[Start of Data extract]
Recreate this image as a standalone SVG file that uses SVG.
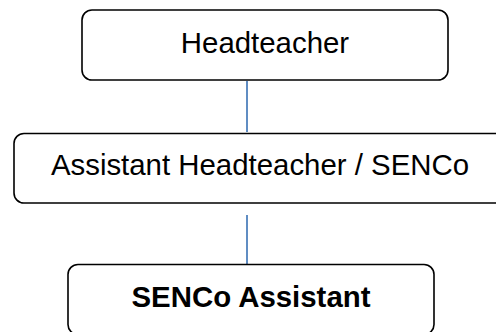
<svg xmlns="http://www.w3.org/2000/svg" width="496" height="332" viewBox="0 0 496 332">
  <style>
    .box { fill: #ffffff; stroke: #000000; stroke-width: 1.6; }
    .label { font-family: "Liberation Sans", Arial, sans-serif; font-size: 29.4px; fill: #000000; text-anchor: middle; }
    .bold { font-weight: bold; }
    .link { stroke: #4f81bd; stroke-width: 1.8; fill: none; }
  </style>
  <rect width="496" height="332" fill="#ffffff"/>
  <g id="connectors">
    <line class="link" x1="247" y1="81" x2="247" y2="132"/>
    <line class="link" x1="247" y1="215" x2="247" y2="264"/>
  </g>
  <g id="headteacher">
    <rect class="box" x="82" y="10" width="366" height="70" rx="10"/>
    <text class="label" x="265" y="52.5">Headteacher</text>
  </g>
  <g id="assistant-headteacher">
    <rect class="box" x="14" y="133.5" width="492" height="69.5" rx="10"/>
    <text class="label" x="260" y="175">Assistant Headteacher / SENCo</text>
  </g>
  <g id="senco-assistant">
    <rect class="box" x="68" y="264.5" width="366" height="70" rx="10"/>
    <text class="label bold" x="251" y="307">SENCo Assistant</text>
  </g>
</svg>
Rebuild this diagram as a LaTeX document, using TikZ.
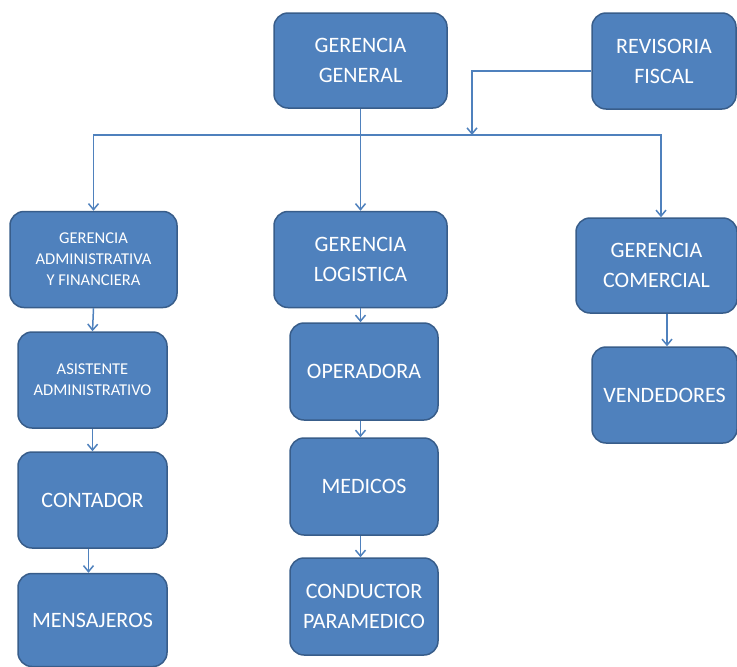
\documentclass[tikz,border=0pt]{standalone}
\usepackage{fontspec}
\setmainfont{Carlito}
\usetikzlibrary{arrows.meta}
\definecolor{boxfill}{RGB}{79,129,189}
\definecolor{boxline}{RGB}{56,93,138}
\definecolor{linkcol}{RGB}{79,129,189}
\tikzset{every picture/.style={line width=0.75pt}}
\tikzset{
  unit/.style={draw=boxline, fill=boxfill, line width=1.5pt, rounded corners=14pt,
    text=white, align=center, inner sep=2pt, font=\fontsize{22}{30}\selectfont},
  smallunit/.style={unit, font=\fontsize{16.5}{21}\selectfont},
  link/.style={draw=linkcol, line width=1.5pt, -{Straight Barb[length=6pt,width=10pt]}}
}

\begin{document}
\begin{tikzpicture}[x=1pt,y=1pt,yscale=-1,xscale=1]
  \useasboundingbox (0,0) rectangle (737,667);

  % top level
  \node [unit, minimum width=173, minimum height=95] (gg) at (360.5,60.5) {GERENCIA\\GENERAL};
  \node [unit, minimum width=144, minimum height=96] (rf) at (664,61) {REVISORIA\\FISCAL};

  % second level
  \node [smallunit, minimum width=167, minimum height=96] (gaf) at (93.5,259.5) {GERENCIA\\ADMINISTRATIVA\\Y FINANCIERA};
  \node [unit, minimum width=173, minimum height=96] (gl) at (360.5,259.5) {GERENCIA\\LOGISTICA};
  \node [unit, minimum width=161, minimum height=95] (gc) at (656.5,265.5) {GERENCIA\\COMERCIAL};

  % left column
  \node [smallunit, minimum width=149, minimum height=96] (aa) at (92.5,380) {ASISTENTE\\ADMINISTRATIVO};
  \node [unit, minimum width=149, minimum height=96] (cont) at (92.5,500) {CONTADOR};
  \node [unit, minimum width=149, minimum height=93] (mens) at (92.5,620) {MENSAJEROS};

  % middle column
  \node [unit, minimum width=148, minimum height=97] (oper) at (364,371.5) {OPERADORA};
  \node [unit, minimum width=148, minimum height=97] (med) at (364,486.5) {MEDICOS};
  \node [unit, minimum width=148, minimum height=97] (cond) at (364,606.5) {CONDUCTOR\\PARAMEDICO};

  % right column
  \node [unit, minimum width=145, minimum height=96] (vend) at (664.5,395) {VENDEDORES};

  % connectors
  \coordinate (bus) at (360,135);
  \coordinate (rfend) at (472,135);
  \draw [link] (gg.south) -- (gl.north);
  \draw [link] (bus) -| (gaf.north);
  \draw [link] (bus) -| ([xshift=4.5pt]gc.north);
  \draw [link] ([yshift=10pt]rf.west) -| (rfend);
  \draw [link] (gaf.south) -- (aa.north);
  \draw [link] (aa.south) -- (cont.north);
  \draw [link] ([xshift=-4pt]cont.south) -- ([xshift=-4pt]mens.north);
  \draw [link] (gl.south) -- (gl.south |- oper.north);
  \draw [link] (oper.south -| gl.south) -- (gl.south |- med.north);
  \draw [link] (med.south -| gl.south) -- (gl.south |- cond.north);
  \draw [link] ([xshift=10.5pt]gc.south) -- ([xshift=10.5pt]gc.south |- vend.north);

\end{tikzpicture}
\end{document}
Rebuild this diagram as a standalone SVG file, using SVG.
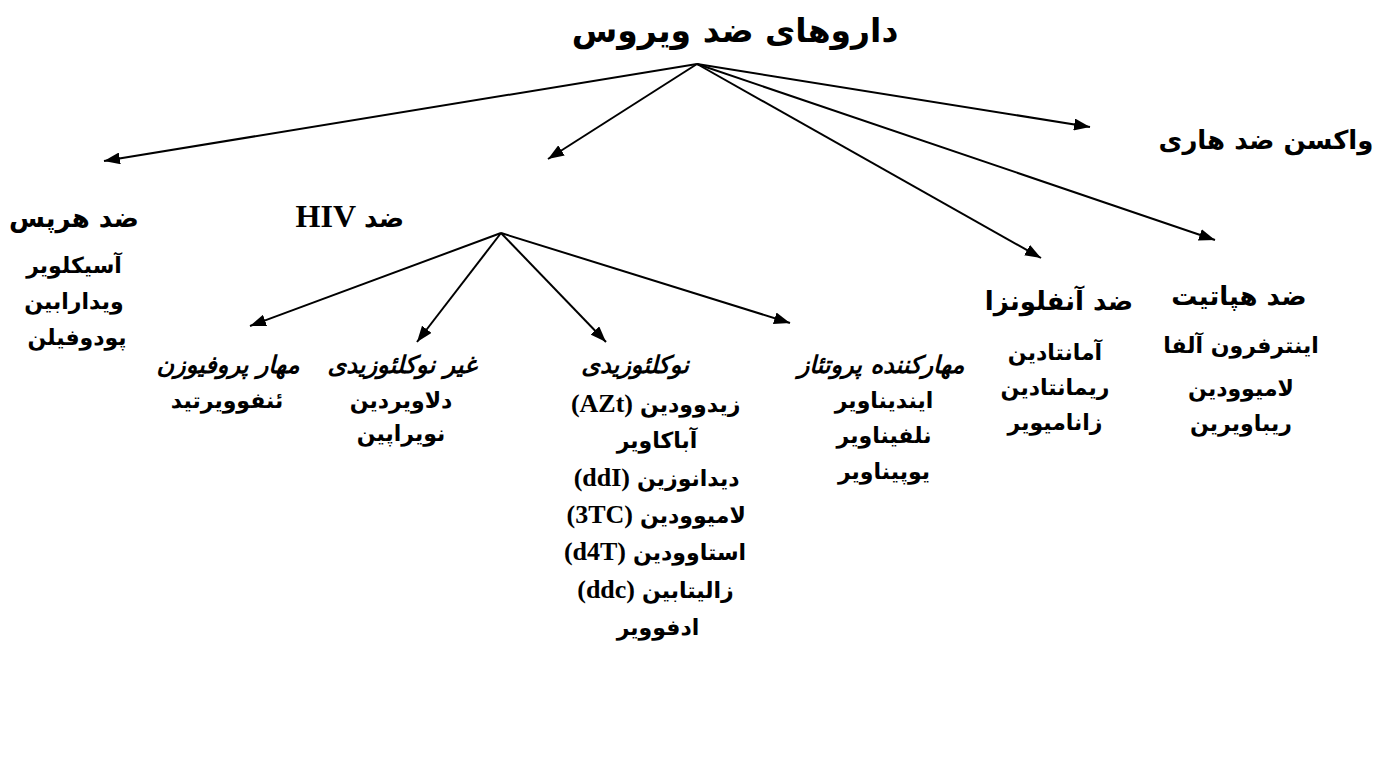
[End of Data extract]
[Start of Data extract]
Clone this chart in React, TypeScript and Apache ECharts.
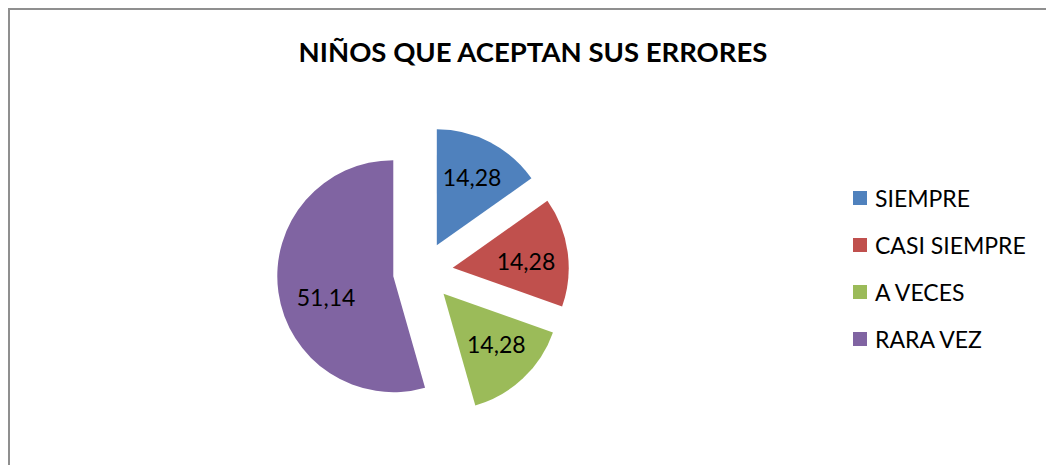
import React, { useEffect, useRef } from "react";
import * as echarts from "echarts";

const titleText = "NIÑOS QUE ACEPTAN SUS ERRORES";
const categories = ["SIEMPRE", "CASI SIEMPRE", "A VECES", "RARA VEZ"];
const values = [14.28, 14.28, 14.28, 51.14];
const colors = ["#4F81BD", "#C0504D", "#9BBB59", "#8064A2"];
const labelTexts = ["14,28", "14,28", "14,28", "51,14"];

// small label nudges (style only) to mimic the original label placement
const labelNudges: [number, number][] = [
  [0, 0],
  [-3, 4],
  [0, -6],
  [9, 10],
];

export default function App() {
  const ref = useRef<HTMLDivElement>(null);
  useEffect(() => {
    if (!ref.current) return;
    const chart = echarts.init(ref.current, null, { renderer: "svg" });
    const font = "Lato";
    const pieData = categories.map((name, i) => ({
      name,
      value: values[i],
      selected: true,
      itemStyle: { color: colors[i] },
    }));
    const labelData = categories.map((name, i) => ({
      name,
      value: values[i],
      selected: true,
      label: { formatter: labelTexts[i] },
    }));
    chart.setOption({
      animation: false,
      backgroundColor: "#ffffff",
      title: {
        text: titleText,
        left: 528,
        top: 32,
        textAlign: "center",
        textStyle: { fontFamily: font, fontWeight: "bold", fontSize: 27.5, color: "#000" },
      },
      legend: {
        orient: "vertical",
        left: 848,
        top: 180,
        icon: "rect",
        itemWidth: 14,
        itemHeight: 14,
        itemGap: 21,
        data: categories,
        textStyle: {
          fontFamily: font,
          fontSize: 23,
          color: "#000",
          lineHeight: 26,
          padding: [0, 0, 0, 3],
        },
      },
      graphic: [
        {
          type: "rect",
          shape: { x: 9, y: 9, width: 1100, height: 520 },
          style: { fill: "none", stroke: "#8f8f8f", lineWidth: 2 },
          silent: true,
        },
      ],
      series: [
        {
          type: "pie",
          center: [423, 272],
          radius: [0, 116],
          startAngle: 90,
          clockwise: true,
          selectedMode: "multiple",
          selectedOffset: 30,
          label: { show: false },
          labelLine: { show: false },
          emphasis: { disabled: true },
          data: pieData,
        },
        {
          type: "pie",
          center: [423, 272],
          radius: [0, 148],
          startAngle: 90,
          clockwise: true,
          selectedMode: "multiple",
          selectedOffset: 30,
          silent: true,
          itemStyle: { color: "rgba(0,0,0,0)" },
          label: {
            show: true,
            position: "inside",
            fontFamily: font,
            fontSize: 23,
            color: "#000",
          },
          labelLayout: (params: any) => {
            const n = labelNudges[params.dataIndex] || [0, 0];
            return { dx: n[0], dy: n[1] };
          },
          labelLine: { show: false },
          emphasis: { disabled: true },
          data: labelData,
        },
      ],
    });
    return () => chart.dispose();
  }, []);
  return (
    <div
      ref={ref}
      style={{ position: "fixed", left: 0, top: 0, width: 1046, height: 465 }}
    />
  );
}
[End of Data extract]
Task directions:
Of the lines in the records, determine how many contain the word "diagram", and report that number alone.

Exercise response:
2